▶ [DATA PROVIDED]:
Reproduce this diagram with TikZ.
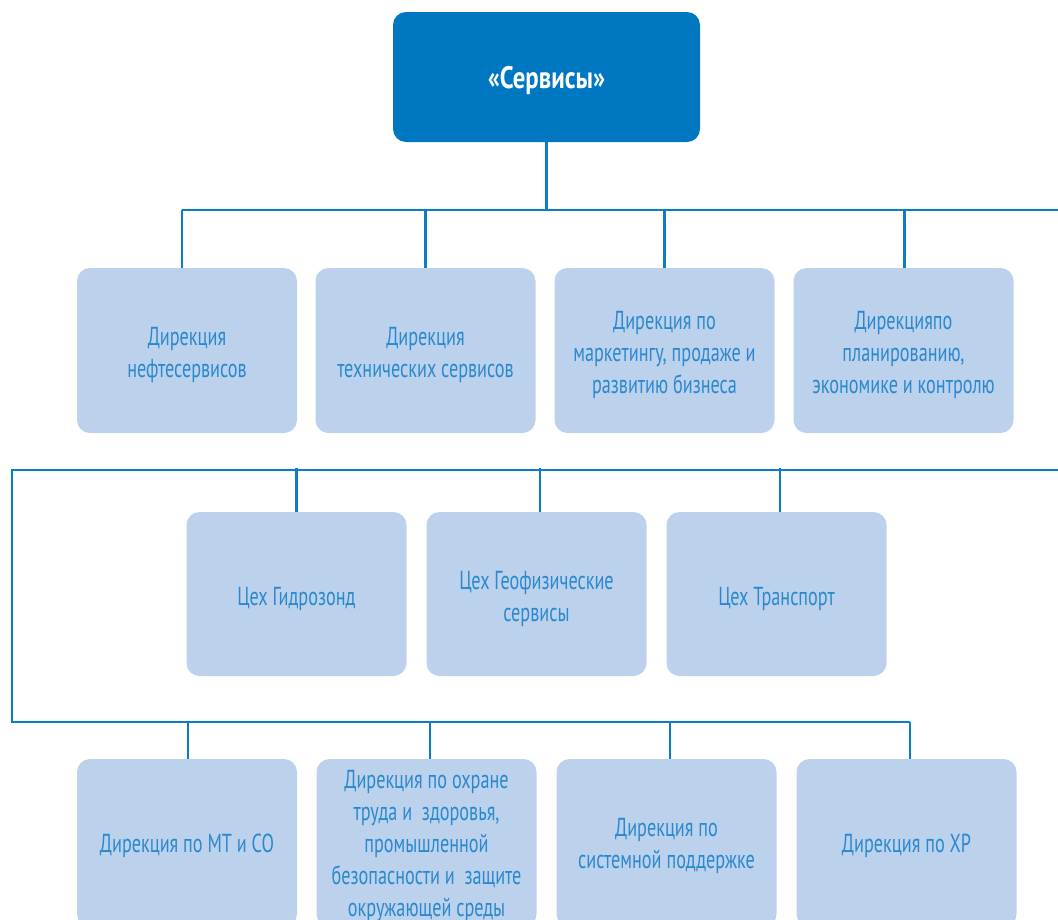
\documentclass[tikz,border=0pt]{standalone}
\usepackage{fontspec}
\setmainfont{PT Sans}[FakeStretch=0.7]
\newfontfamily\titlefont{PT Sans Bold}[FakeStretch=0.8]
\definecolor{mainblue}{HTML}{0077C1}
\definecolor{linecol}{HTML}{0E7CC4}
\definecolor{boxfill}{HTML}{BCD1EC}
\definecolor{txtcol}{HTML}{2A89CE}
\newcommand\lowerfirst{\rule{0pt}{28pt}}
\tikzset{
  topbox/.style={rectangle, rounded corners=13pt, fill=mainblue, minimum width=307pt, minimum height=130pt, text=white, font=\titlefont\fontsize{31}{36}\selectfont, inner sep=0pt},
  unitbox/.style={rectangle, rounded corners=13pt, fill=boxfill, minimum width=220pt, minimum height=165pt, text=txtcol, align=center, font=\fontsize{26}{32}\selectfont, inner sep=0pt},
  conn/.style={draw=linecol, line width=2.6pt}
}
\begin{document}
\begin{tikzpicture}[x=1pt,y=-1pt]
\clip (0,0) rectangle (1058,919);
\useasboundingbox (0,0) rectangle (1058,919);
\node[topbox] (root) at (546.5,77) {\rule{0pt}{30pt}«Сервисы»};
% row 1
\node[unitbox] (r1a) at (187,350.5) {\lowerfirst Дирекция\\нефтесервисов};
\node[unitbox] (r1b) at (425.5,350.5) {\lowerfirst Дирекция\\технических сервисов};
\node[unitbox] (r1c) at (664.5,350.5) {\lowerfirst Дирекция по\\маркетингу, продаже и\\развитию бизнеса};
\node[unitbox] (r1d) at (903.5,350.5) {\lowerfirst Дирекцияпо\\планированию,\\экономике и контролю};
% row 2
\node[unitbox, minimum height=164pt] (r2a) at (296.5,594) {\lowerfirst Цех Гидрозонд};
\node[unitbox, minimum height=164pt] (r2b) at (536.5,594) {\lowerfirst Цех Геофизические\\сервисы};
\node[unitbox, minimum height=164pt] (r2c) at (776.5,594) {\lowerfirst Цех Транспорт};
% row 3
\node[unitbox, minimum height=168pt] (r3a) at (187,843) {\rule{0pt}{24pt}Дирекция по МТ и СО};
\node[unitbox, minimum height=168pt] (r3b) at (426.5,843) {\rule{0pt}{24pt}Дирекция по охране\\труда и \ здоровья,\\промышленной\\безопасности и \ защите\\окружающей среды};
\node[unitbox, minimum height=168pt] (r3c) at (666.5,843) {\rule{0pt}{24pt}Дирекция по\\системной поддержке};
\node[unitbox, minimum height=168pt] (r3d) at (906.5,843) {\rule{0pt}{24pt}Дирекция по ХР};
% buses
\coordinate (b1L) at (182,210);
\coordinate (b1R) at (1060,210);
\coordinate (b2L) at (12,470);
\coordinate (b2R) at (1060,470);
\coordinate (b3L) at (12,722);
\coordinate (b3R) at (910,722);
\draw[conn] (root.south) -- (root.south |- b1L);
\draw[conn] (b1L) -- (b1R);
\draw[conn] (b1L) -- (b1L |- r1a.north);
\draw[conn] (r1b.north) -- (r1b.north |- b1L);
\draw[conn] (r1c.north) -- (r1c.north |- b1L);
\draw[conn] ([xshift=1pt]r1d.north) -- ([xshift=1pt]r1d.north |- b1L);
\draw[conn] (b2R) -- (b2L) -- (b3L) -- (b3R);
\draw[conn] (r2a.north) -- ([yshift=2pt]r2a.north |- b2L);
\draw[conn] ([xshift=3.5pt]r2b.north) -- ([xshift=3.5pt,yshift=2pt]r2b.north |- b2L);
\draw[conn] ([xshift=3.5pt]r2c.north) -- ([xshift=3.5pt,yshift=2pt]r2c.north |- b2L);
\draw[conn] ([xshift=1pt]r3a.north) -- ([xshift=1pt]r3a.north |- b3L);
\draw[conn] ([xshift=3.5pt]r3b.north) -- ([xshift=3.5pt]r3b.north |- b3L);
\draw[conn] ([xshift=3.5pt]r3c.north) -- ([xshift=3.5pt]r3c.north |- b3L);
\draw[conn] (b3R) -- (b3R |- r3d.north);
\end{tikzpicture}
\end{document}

▶ [THE EXERCISE]: Copy the listing over exactly, skipping the pictures it holds.

▶ [OUTPUT FOR THIS TASK]:
Reproduce this diagram with TikZ.
\documentclass[tikz,border=0pt]{standalone}
\usepackage{fontspec}
\setmainfont{PT Sans}[FakeStretch=0.7]
\newfontfamily\titlefont{PT Sans Bold}[FakeStretch=0.8]
\definecolor{mainblue}{HTML}{0077C1}
\definecolor{linecol}{HTML}{0E7CC4}
\definecolor{boxfill}{HTML}{BCD1EC}
\definecolor{txtcol}{HTML}{2A89CE}
\newcommand\lowerfirst{\rule{0pt}{28pt}}
\tikzset{
  topbox/.style={rectangle, rounded corners=13pt, fill=mainblue, minimum width=307pt, minimum height=130pt, text=white, font=\titlefont\fontsize{31}{36}\selectfont, inner sep=0pt},
  unitbox/.style={rectangle, rounded corners=13pt, fill=boxfill, minimum width=220pt, minimum height=165pt, text=txtcol, align=center, font=\fontsize{26}{32}\selectfont, inner sep=0pt},
  conn/.style={draw=linecol, line width=2.6pt}
}
\begin{document}
\begin{tikzpicture}[x=1pt,y=-1pt]
\clip (0,0) rectangle (1058,919);
\useasboundingbox (0,0) rectangle (1058,919);
\node[topbox] (root) at (546.5,77) {\rule{0pt}{30pt}«Сервисы»};
% row 1
\node[unitbox] (r1a) at (187,350.5) {\lowerfirst Дирекция\\нефтесервисов};
\node[unitbox] (r1b) at (425.5,350.5) {\lowerfirst Дирекция\\технических сервисов};
\node[unitbox] (r1c) at (664.5,350.5) {\lowerfirst Дирекция по\\маркетингу, продаже и\\развитию бизнеса};
\node[unitbox] (r1d) at (903.5,350.5) {\lowerfirst Дирекцияпо\\планированию,\\экономике и контролю};
% row 2
\node[unitbox, minimum height=164pt] (r2a) at (296.5,594) {\lowerfirst Цех Гидрозонд};
\node[unitbox, minimum height=164pt] (r2b) at (536.5,594) {\lowerfirst Цех Геофизические\\сервисы};
\node[unitbox, minimum height=164pt] (r2c) at (776.5,594) {\lowerfirst Цех Транспорт};
% row 3
\node[unitbox, minimum height=168pt] (r3a) at (187,843) {\rule{0pt}{24pt}Дирекция по МТ и СО};
\node[unitbox, minimum height=168pt] (r3b) at (426.5,843) {\rule{0pt}{24pt}Дирекция по охране\\труда и \ здоровья,\\промышленной\\безопасности и \ защите\\окружающей среды};
\node[unitbox, minimum height=168pt] (r3c) at (666.5,843) {\rule{0pt}{24pt}Дирекция по\\системной поддержке};
\node[unitbox, minimum height=168pt] (r3d) at (906.5,843) {\rule{0pt}{24pt}Дирекция по ХР};
% buses
\coordinate (b1L) at (182,210);
\coordinate (b1R) at (1060,210);
\coordinate (b2L) at (12,470);
\coordinate (b2R) at (1060,470);
\coordinate (b3L) at (12,722);
\coordinate (b3R) at (910,722);
\draw[conn] (root.south) -- (root.south |- b1L);
\draw[conn] (b1L) -- (b1R);
\draw[conn] (b1L) -- (b1L |- r1a.north);
\draw[conn] (r1b.north) -- (r1b.north |- b1L);
\draw[conn] (r1c.north) -- (r1c.north |- b1L);
\draw[conn] ([xshift=1pt]r1d.north) -- ([xshift=1pt]r1d.north |- b1L);
\draw[conn] (b2R) -- (b2L) -- (b3L) -- (b3R);
\draw[conn] (r2a.north) -- ([yshift=2pt]r2a.north |- b2L);
\draw[conn] ([xshift=3.5pt]r2b.north) -- ([xshift=3.5pt,yshift=2pt]r2b.north |- b2L);
\draw[conn] ([xshift=3.5pt]r2c.north) -- ([xshift=3.5pt,yshift=2pt]r2c.north |- b2L);
\draw[conn] ([xshift=1pt]r3a.north) -- ([xshift=1pt]r3a.north |- b3L);
\draw[conn] ([xshift=3.5pt]r3b.north) -- ([xshift=3.5pt]r3b.north |- b3L);
\draw[conn] ([xshift=3.5pt]r3c.north) -- ([xshift=3.5pt]r3c.north |- b3L);
\draw[conn] (b3R) -- (b3R |- r3d.north);
\end{tikzpicture}
\end{document}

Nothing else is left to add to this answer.